[Supplied information start]
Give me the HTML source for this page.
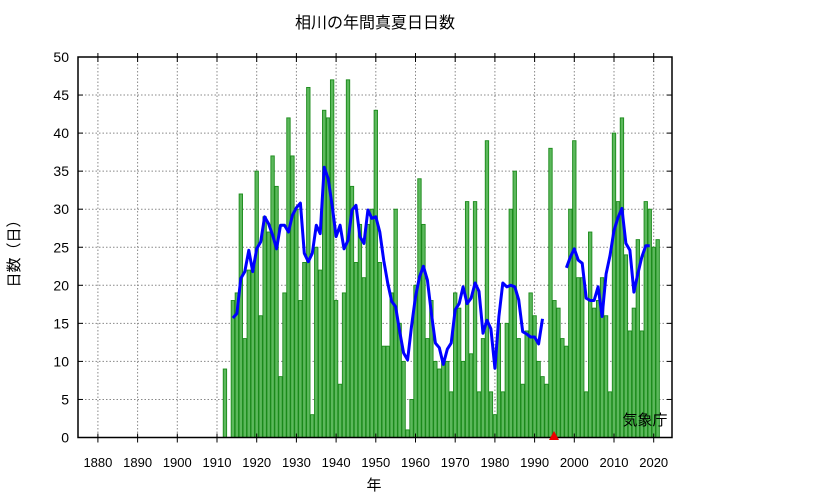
<!DOCTYPE html>
<html><head><meta charset="utf-8"><style>
body{margin:0;background:#fff;}
svg text{font-family:"Liberation Sans","Noto Sans CJK JP",sans-serif;}
</style></head><body>
<svg id="chart" width="833" height="498" xmlns="http://www.w3.org/2000/svg">
<text x="375" y="28" font-size="16" text-anchor="middle">相川の年間真夏日日数</text>
<g id="grid"></g>
<g id="bars"></g>
<g id="line"></g>
<rect x="78" y="57" width="594" height="380.5" fill="none" stroke="#000" stroke-width="1.5"/>
<g id="axes"></g>
<text x="374" y="490" font-size="15" text-anchor="middle">年</text>
<text transform="translate(19,250) rotate(-90)" font-size="15" text-anchor="middle">日数（日）</text>
<text x="645" y="425" font-size="15" text-anchor="middle">気象庁</text>
<polygon points="549,440 554,431 559,440" fill="#e00"/>
</svg>
<script>
const years = [];
for (let y = 1912; y <= 2021; y++) years.push(y);
const values = [9,null,18,19,32,13,22,22,35,16,29,27,37,33,8,19,42,37,30,18,23,46,3,25,22,43,42,47,18,7,19,47,33,23,28,21,28,30,43,23,12,12,19,30,15,10,1,5,20,34,28,13,18,10,9,10,10,6,19,17,10,31,11,31,6,13,39,6,3,15,6,15,30,35,13,7,14,19,16,10,8,7,38,18,17,13,12,30,39,21,21,6,27,17,18,21,16,6,40,31,42,24,14,17,26,14,31,30,25,26];
const maYears = [];
for (let y = 1914; y <= 2019; y++) maYears.push(y);
const maValues = [15.7,16.3,20.9,21.8,24.6,21.8,24.8,25.7,29,28.1,26.6,24.8,27.9,27.9,27,29.2,30.2,30.8,24.2,23.1,24.2,27.9,26.8,35.5,34,30.5,26.4,27.9,24.8,25.9,29.9,30.5,26.4,25.5,29.9,28.8,29,27,23.3,20.3,17.9,17.2,14,11.1,10.2,14.6,18.5,21.1,22.5,20.7,16.3,12.4,11.8,9.6,11.6,12.4,16.8,17.6,19.8,17.6,18.3,20.3,19.2,13.7,15.4,14.3,9.1,15.9,20.3,19.8,20,19.8,18.1,13.9,13.6,13.2,13.2,12.3,15.6,null,null,null,null,null,22.3,23.7,24.8,23.3,22.9,18.3,18,18,19.8,15.9,21.5,23.9,27.2,28.9,30.1,25.5,24.6,19.1,21.5,23.7,25.2,25.2];
const xTicks = [1880,1890,1900,1910,1920,1930,1940,1950,1960,1970,1980,1990,2000,2010,2020];
const yTicks = [0,5,10,15,20,25,30,35,40,45,50];

const NS = "http://www.w3.org/2000/svg";
const X0 = 78, X1 = 672, Y0 = 437.5, Y1 = 57;
function xs(yr){ return 97.9 + (yr - 1880) * 3.97; }
function ys(v){ return Y0 - (v / 50) * (Y0 - Y1); }
function mk(tag, attrs, parent){ const e = document.createElementNS(NS, tag); for (const k in attrs) e.setAttribute(k, attrs[k]); parent.appendChild(e); return e; }

const grid = document.getElementById('grid'), axes = document.getElementById('axes');
yTicks.forEach(t => {
  const y = ys(t);
  if (t > 0 && t < 50) {
    const l = mk('line', {x1:X0, x2:X1, y1:y, y2:y, stroke:'#888', 'stroke-dasharray':'1.5,2', 'stroke-width':1}, grid);
    
    
  }
  const tk = mk('line', {x1:X0, x2:X0+5, y1:y, y2:y, stroke:'#000'}, axes);
  
  
  const tk2 = mk('line', {x1:X1-5, x2:X1, y1:y, y2:y, stroke:'#000'}, axes);
  
  
  const tx = mk('text', {x:X0-9, y:y+5, 'font-size':14, 'text-anchor':'end'}, axes);
  tx.textContent = t;
  
  
});
xTicks.forEach(t => {
  const x = xs(t);
  const l = mk('line', {x1:x, x2:x, y1:Y1, y2:Y0, stroke:'#888', 'stroke-dasharray':'1.5,2', 'stroke-width':1}, grid);
  
  
  const tk = mk('line', {x1:x, x2:x, y1:Y0-4, y2:Y0+5, stroke:'#000'}, axes);
  
  
  const tk2 = mk('line', {x1:x, x2:x, y1:Y1-4, y2:Y1+5, stroke:'#000'}, axes);
  
  
  const tx = mk('text', {x:x, y:467, 'font-size':13, 'text-anchor':'middle'}, axes);
  tx.textContent = t;
  
  
});

const bars = document.getElementById('bars');
years.forEach((yr, i) => {
  const v = values[i];
  if (v == null) return;
  const x = xs(yr), y = ys(v);
  const r = mk('rect', {x:x-1.7, y:y, width:3.4, height:Y0-y, fill:'#5cb85c', stroke:'#1a8a1a', 'stroke-width':0.9}, bars);
  
  
});

const lineG = document.getElementById('line');
let d = '', pen = false;
maYears.forEach((yr, i) => {
  const v = maValues[i];
  if (v == null) { pen = false; return; }
  d += (pen ? 'L' : 'M') + xs(yr).toFixed(1) + ',' + ys(v).toFixed(1);
  pen = true;
});
const p = mk('path', {d:d, fill:'none', stroke:'#0000ff', 'stroke-width':3, 'stroke-linejoin':'round'}, lineG);


</script>
</body></html>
[Supplied information end]
- [Aim of the exercise]: Reproduce the material in its entirety and word for word, without the pictures.

- [Answer to this exercise]:
Give me the HTML source for this page.
<!DOCTYPE html>
<html><head><meta charset="utf-8"><style>
body{margin:0;background:#fff;}
svg text{font-family:"Liberation Sans","Noto Sans CJK JP",sans-serif;}
</style></head><body>
<svg id="chart" width="833" height="498" xmlns="http://www.w3.org/2000/svg">
<text x="375" y="28" font-size="16" text-anchor="middle">相川の年間真夏日日数</text>
<g id="grid"></g>
<g id="bars"></g>
<g id="line"></g>
<rect x="78" y="57" width="594" height="380.5" fill="none" stroke="#000" stroke-width="1.5"/>
<g id="axes"></g>
<text x="374" y="490" font-size="15" text-anchor="middle">年</text>
<text transform="translate(19,250) rotate(-90)" font-size="15" text-anchor="middle">日数（日）</text>
<text x="645" y="425" font-size="15" text-anchor="middle">気象庁</text>
<polygon points="549,440 554,431 559,440" fill="#e00"/>
</svg>
<script>
const years = [];
for (let y = 1912; y <= 2021; y++) years.push(y);
const values = [9,null,18,19,32,13,22,22,35,16,29,27,37,33,8,19,42,37,30,18,23,46,3,25,22,43,42,47,18,7,19,47,33,23,28,21,28,30,43,23,12,12,19,30,15,10,1,5,20,34,28,13,18,10,9,10,10,6,19,17,10,31,11,31,6,13,39,6,3,15,6,15,30,35,13,7,14,19,16,10,8,7,38,18,17,13,12,30,39,21,21,6,27,17,18,21,16,6,40,31,42,24,14,17,26,14,31,30,25,26];
const maYears = [];
for (let y = 1914; y <= 2019; y++) maYears.push(y);
const maValues = [15.7,16.3,20.9,21.8,24.6,21.8,24.8,25.7,29,28.1,26.6,24.8,27.9,27.9,27,29.2,30.2,30.8,24.2,23.1,24.2,27.9,26.8,35.5,34,30.5,26.4,27.9,24.8,25.9,29.9,30.5,26.4,25.5,29.9,28.8,29,27,23.3,20.3,17.9,17.2,14,11.1,10.2,14.6,18.5,21.1,22.5,20.7,16.3,12.4,11.8,9.6,11.6,12.4,16.8,17.6,19.8,17.6,18.3,20.3,19.2,13.7,15.4,14.3,9.1,15.9,20.3,19.8,20,19.8,18.1,13.9,13.6,13.2,13.2,12.3,15.6,null,null,null,null,null,22.3,23.7,24.8,23.3,22.9,18.3,18,18,19.8,15.9,21.5,23.9,27.2,28.9,30.1,25.5,24.6,19.1,21.5,23.7,25.2,25.2];
const xTicks = [1880,1890,1900,1910,1920,1930,1940,1950,1960,1970,1980,1990,2000,2010,2020];
const yTicks = [0,5,10,15,20,25,30,35,40,45,50];

const NS = "http://www.w3.org/2000/svg";
const X0 = 78, X1 = 672, Y0 = 437.5, Y1 = 57;
function xs(yr){ return 97.9 + (yr - 1880) * 3.97; }
function ys(v){ return Y0 - (v / 50) * (Y0 - Y1); }
function mk(tag, attrs, parent){ const e = document.createElementNS(NS, tag); for (const k in attrs) e.setAttribute(k, attrs[k]); parent.appendChild(e); return e; }

const grid = document.getElementById('grid'), axes = document.getElementById('axes');
yTicks.forEach(t => {
  const y = ys(t);
  if (t > 0 && t < 50) {
    const l = mk('line', {x1:X0, x2:X1, y1:y, y2:y, stroke:'#888', 'stroke-dasharray':'1.5,2', 'stroke-width':1}, grid);
    
    
  }
  const tk = mk('line', {x1:X0, x2:X0+5, y1:y, y2:y, stroke:'#000'}, axes);
  
  
  const tk2 = mk('line', {x1:X1-5, x2:X1, y1:y, y2:y, stroke:'#000'}, axes);
  
  
  const tx = mk('text', {x:X0-9, y:y+5, 'font-size':14, 'text-anchor':'end'}, axes);
  tx.textContent = t;
  
  
});
xTicks.forEach(t => {
  const x = xs(t);
  const l = mk('line', {x1:x, x2:x, y1:Y1, y2:Y0, stroke:'#888', 'stroke-dasharray':'1.5,2', 'stroke-width':1}, grid);
  
  
  const tk = mk('line', {x1:x, x2:x, y1:Y0-4, y2:Y0+5, stroke:'#000'}, axes);
  
  
  const tk2 = mk('line', {x1:x, x2:x, y1:Y1-4, y2:Y1+5, stroke:'#000'}, axes);
  
  
  const tx = mk('text', {x:x, y:467, 'font-size':13, 'text-anchor':'middle'}, axes);
  tx.textContent = t;
  
  
});

const bars = document.getElementById('bars');
years.forEach((yr, i) => {
  const v = values[i];
  if (v == null) return;
  const x = xs(yr), y = ys(v);
  const r = mk('rect', {x:x-1.7, y:y, width:3.4, height:Y0-y, fill:'#5cb85c', stroke:'#1a8a1a', 'stroke-width':0.9}, bars);
  
  
});

const lineG = document.getElementById('line');
let d = '', pen = false;
maYears.forEach((yr, i) => {
  const v = maValues[i];
  if (v == null) { pen = false; return; }
  d += (pen ? 'L' : 'M') + xs(yr).toFixed(1) + ',' + ys(v).toFixed(1);
  pen = true;
});
const p = mk('path', {d:d, fill:'none', stroke:'#0000ff', 'stroke-width':3, 'stroke-linejoin':'round'}, lineG);


</script>
</body></html>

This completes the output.